Félicitations à l’hebdomadaire Le Point pour avoir fait récemment revivre la légende noire de la dynastie Marcos aux Philippines. L’article est rempli d’informations. Nous en publions ci dessous des extraits. Intégralité à lire sur le site www.lepoint.fr.
Faut-il laisser le bénéfice du doute aux fils de dictateurs ? 31 millions de Philippins l’ont cru en élisant président Ferdinand Marcos junior, surnommé « Bongbong », ce 9 mai 2022. Son père avait régné plus de vingt ans avant de s’exiler, non sans avoir semé des milliers de cadavres et pillé les caisses de l’État, s’appropriant entre 5 et 10 milliards de dollars du Trésor philippin. Cela n’a pas empêché le fils de suivre ses pas par la voie des urnes. Dès le lendemain de son élection, Marcos junior s’est fait photographier face à la tombe de son père, faisant déclarer par son porte-parole : « Jugez-moi non par mes ancêtres, mais par mes actes. » En somme, il revendique l’héritage mais exige qu’on lui donne sa chance.
Impossible, pourtant, de faire oublier la légende noire attachée à son nom.
Né en 1917, Ferdinand Marcos est lui-même le fils d’un député, Mariano Marcos. Il a tout juste 20 ans quand il défraye pour la première fois la chronique, condamné à mort pour l’assassinat d’un adversaire de son père.
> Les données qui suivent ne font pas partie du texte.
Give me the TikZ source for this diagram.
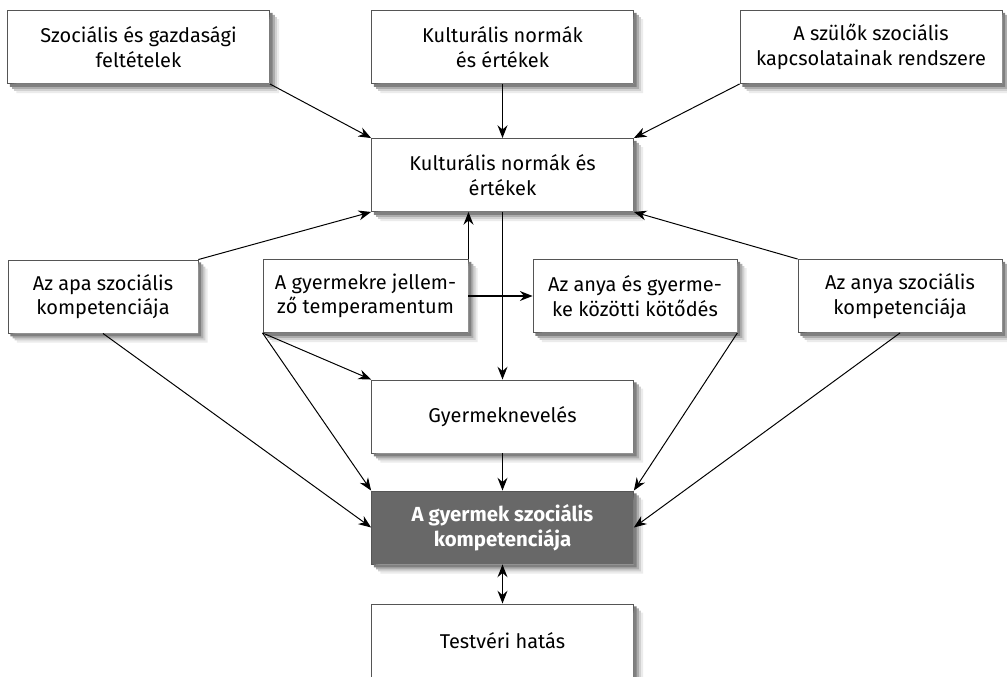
\documentclass[tikz,border=0pt]{standalone}
\usepackage{fontspec}
\setmainfont{Fira Sans}
\usetikzlibrary{arrows.meta}
\definecolor{BoxLine}{RGB}{85,85,85}
\definecolor{DarkBox}{RGB}{104,104,104}
\tikzset{
  box/.style={draw=BoxLine,fill=white,line width=0.5pt,
    minimum width=6.55cm,minimum height=1.83cm,align=center,
    font=\fontsize{14.2}{17.5}\selectfont},
  smallbox/.style={box,minimum width=5.1cm},
  darkbox/.style={box,fill=DarkBox,text=white,
    font=\fontsize{14.5}{17.5}\selectfont\bfseries},
  arrow/.style={-{Stealth[length=9pt,width=7pt]},line width=1.2pt,black},
  thinarrow/.style={-{Stealth[length=9pt,width=7pt]},line width=0.7pt,black}
}
% L-shaped soft shadow along the right and bottom edge of a node
\newcommand{\boxshadow}[1]{%
  \foreach \sof/\stone in {6.5/8,5/18,3.5/32,2/50}{%
    \fill[black!\stone]
      ([yshift=-\sof pt]#1.north east) -- ([shift={(\sof pt,-\sof pt)}]#1.north east)
      -- ([shift={(\sof pt,-\sof pt)}]#1.south east)
      -- ([shift={(\sof pt,-\sof pt)}]#1.south west)
      -- ([xshift=\sof pt]#1.south west) -- (#1.south east) -- cycle;}}

\begin{document}
\begin{tikzpicture}[x=0.025cm,y=-0.025cm]
\useasboundingbox (0,0) rectangle (1007,677);

% Top row
\node[box] (soc) at (138.5,47) {Szociális és gazdasági\\feltételek};
\node[box] (kult1) at (502.5,47) {Kulturális normák\\és értékek};
\node[box] (szulo) at (871,47) {A szülők szociális\\kapcsolatainak rendszere};

% Second row
\node[box] (kult2) at (502.5,175) {Kulturális normák és\\értékek};

% Third row
\node[smallbox,minimum width=4.75cm] (apa) at (103,296.5) {Az apa szociális\\kompetenciája};
\node[smallbox,minimum width=5.13cm] (temp) at (365.5,296) {A gyermekre jellem-\\ző temperamentum};
\node[smallbox] (kot) at (635,296) {Az anya és gyerme-\\ke közötti kötődés};
\node[smallbox] (anya) at (900,296) {Az anya szociális\\kompetenciája};

% Lower column
\node[box] (nev) at (502.5,416.5) {Gyermeknevelés};
\node[darkbox] (gyer) at (502.5,527.5) {A gyermek szociális\\kompetenciája};
\node[box] (test) at (502.5,640.5) {Testvéri hatás};

% Shadows
\foreach \n in {soc,kult1,szulo,kult2,apa,temp,kot,anya,nev,gyer,test}
  \boxshadow{\n};

% Arrows into the upper box
\draw[thinarrow] (soc.south east) -- (kult2.north west);
\draw[arrow] (kult1.south) -- (kult2.north);
\draw[thinarrow] (szulo.south west) -- (kult2.north east);
\draw[thinarrow] (apa.north east) -- (kult2.south west);
\draw[thinarrow] (anya.north west) -- (kult2.south east);
\draw[arrow] (temp.north east) -- (temp.north east |- kult2.south);

% Middle connections
\draw[arrow] (kult2.south) -- (nev.north);
\draw[arrow] (temp.east) -- (kot.west);
\draw[thinarrow] (temp.south west) -- (nev.north west);
\draw[thinarrow] (temp.south west) -- (gyer.north west);

% Arrows into the child's competence
\draw[thinarrow] (apa.south) -- (gyer.west);
\draw[thinarrow] (kot.south east) -- (gyer.north east);
\draw[thinarrow] (anya.south) -- (gyer.east);
\draw[arrow] (nev.south) -- (gyer.north);
\draw[arrow,{Stealth[length=9pt,width=7pt]}-{Stealth[length=9pt,width=7pt]}]
  (gyer.south) -- (test.north);

\end{tikzpicture}
\end{document}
En appel, les juges de la Cour suprême l’ont acquitté, sans vraiment remettre en question les preuves, mais simplement pris de sympathie pour l’accusé de bonne famille.
Engagé dans les forces philippines, puis prisonnier des Japonais, Ferdinand Marcos se forge une image de héros de guerre – gonflant ses exploits, taisant les conditions de sa libération, en 1942, par l’entremise de son père avec l’occupant. Mariano finit exécuté (par écartèlement !) en 1945, pour collaboration. Ferdinand reprend le flambeau au Parlement après-guerre, en tant que député puis sénateur. Élu président en 1965, il représente l’aile libérale du Parti nationaliste et accomplit un premier mandat démocratique plutôt réussi grâce à des réformes économiques ambitieuses. À peine entamé, en janvier 1970, le second mandat est cependant perturbé par un mouvement étudiant massif, dominé par les communistes. Lutte armée et attentats donnent à Marcos le prétexte idéal pour déclarer la loi martiale, en septembre 1972.
La démocratie philippine, calquée sur le modèle américain, est suspendue jusqu’à nouvel ordre.
Marcos gouverne par décret, abolit la liberté de la presse et l’État de droit, et fait arrêter les opposants à tour de bras. Plus de 70 000 emprisonnements, 34 000 cas de torture et 3 200 morts ont été documentés durant la décennie de loi martiale. La chasse aux communistes justifie les pires exactions, des milliers de civils sont sommairement exécutés sur cette seule accusation. Bénéficiant d’une impunité totale, l’armée commet régulièrement des massacres, en particulier dans les minorités musulmanes agitées par des rébellions.
Ayant aboli la loi martiale en 1981, Ferdinand Marcos finit par être chassé à l’issue d’élections disputées en 1986. Il s’exile à Hawaï, laissant un pays ruiné, surendetté, qui découvre les horreurs de sa présidence et les frasques de son clan. Ses plus proches conseillers étaient surnommés les « 12 Rolex » après que Marcos leur eut offert à chacun des montres de luxe. Son épouse Imelda abandonna dans leur fuite 15 manteaux de vison, 508 robes, 888 sacs à main et plus de 1 000 paires de chaussures. En tout, les Marcos auraient dérobé plusieurs milliards de dollars directement dans les coffres de la Banque centrale, un montant astronomique leur valant durablement une mention au livre des records du monde Guinness pour « le plus grand braquage d’un gouvernement » – record effacé sans explication début 2022.